Он опустился на колени, взял маму за запястье и замер, глядя на часы.
Потом приподнял маме веко. Вздохнул, тоненько, точно заскулил. Ужасный звук.
– Пойдем с нами, милая, – сказала женщина маме. Мне она велела сидеть на месте и ждать. Маму увели в глубину темного холла, где поблескивала стеклянная дверь. Немного погодя поднялась суета. Мимо меня проносили простыни, какие-то сосуды. Я и не заметила, как стемнело. Щеку ласкала мягкая обивка, и я уснула – как была, в пальто и башмаках.

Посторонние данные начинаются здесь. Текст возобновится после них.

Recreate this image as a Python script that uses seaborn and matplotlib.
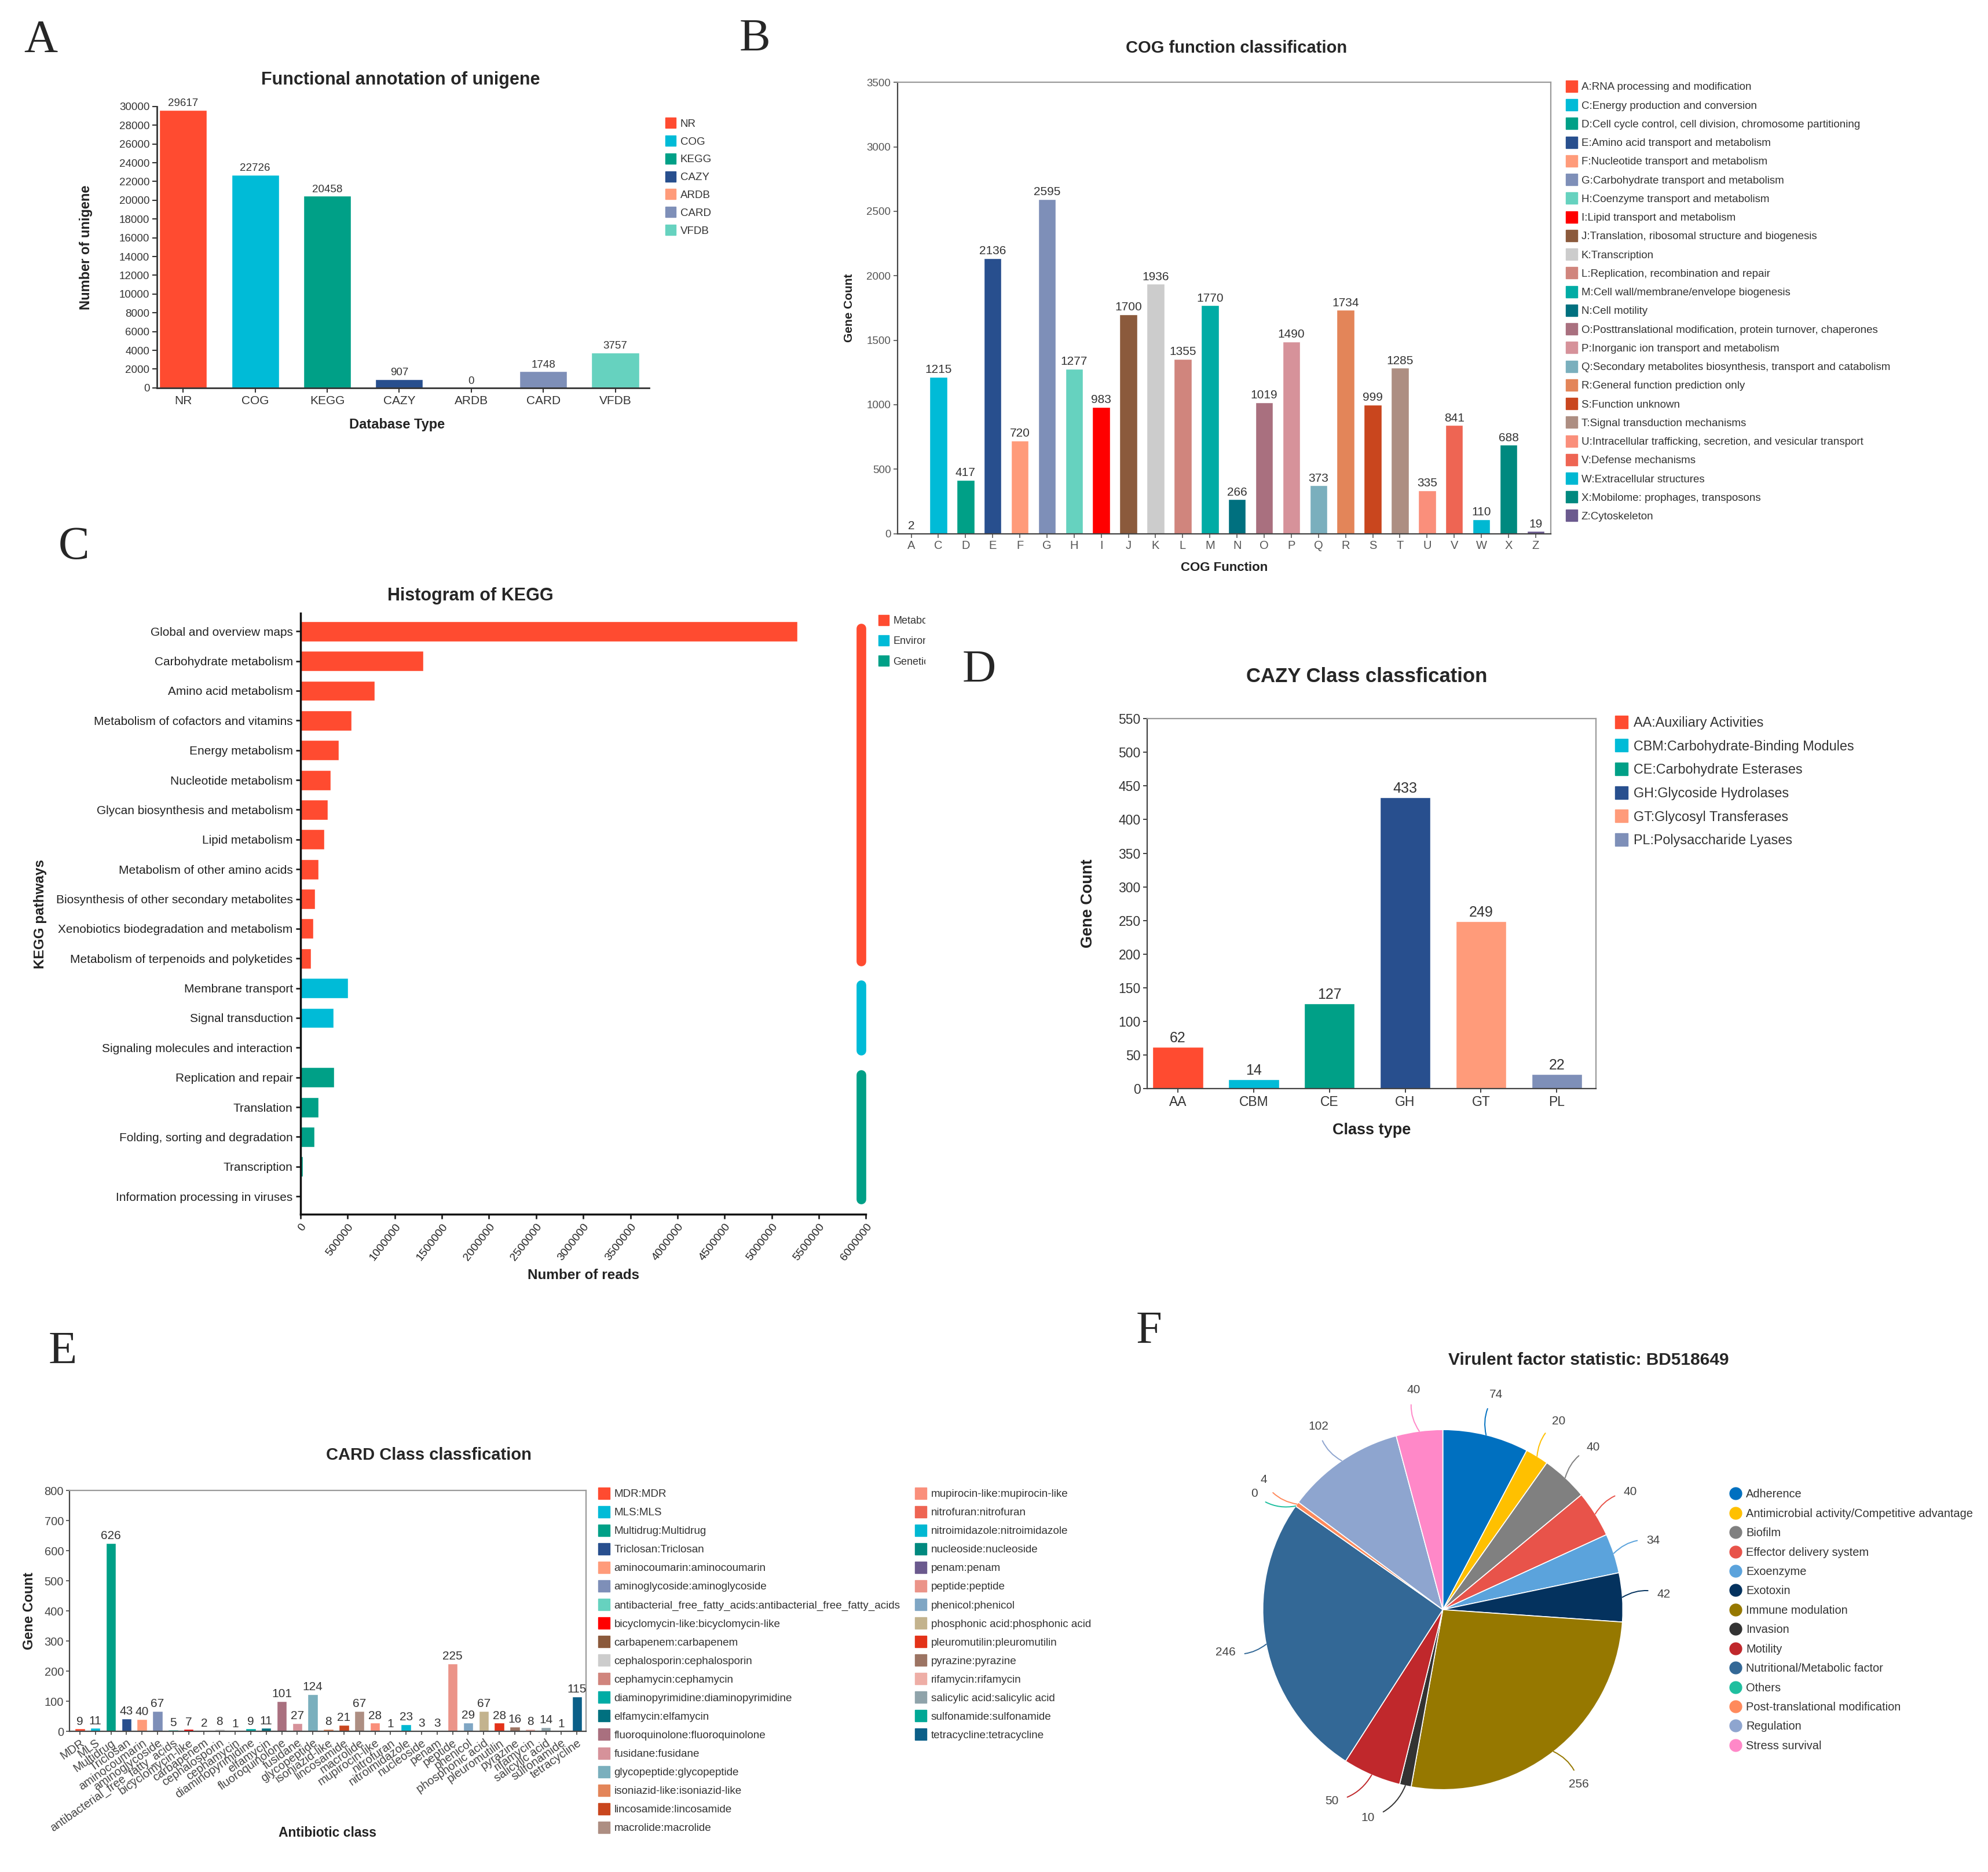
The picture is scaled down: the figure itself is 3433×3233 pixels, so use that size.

– Деточка. – Женщина с пучком волос (я уже знала, что ее зовут миссис Эванс) трясла меня за плечо. – Скоро утро, тебе нельзя здесь оставаться. Если хочешь, можешь пройти на кухню. Миссис Броудер даст тебе что-нибудь на завтрак.
– А моя мама?
– Она отдыхает.
Я спустилась по лестнице и очутилась в сумрачной кухне. Какая-то женщина месила тесто. Фартук, сверху испачканный в муке, словно делил ее тело на две части, верхнюю и нижнюю. Это и была миссис Броудер. Руки по локоть и даже нос были в муке. Она мурлыкала какую-то мелодию, но, завидев меня, замолчала.
– Кто такая будешь, милая?
– Экси Малдун.
– Ох. Наверное, ты дочь этой бедной одноручки, да?
Она догадалась, что мое молчание означает «да».
– Милочка ты моя! Давай я заварю тебе чайку.
Она отряхнула руки и поставила чайник на огонь.
Волосы у нее были каштановые, седеющие, в мелких беспорядочных кудряшках. Лица ее не покидало приятное выражение, будто кто-то только что рассказал ей анекдот.
– Ты хорошая девочка, коли присматриваешь за матушкой, ведь так? Тебе сколько, уж десять, наверное, исполнилось?
– Тринадцать, – ответила я оскорбленно. – И я знаю Псалмы Давида.
– Ну ты прямо ученая!
Она взяла меня за руки и зачем-то ощупала запястья – словно желая убедиться, что я не тайная толстуха, которой не полагается еды. Затем поставила передо мной кружку с чаем и тарелку с тостами, намазанными маслом. Одной рукой я вцепилась в тарелку, а другой отправляла тосты в рот. Масло лежало на хлебе толстым слоем, а сверху еще было посыпано яблочной стружкой.
Миссис Броудер смотрела, как я облизываю пальцы.
– На этом ты хоть немного потолстеешь, милая.
И она поставила передо мной блюдце с порезанным на кусочки яблоком. А затем настал черед картофельной запеканки с мясом и подливой из чернослива. Трапеза завершилась слегка подсохшей плюшкой. Когда я расправилась с едой, миссис Броудер велела мне вымыть посуду. Все утро я помогала ей по кухне, и работа мне была в радость, поскольку позволяла не думать постоянно о маме. И все же я то и дело до крови закусывала губу. Миссис Броудер без остановки рассказывала о своем сыне Арчи, который сражался за Армию Союза при Булл-Ран
[32], где погибли три тысячи наших ребят.
– Но его не убили! – радостно сообщила она. – Ранили только. В локоть, знаешь, прямо в эту смешную косточку, хотя Арчи теперь не до шуток. Руку-то ему отрезали, совсем как твоей маме!
Миссис Броудер считала, что это чудесное совпадение.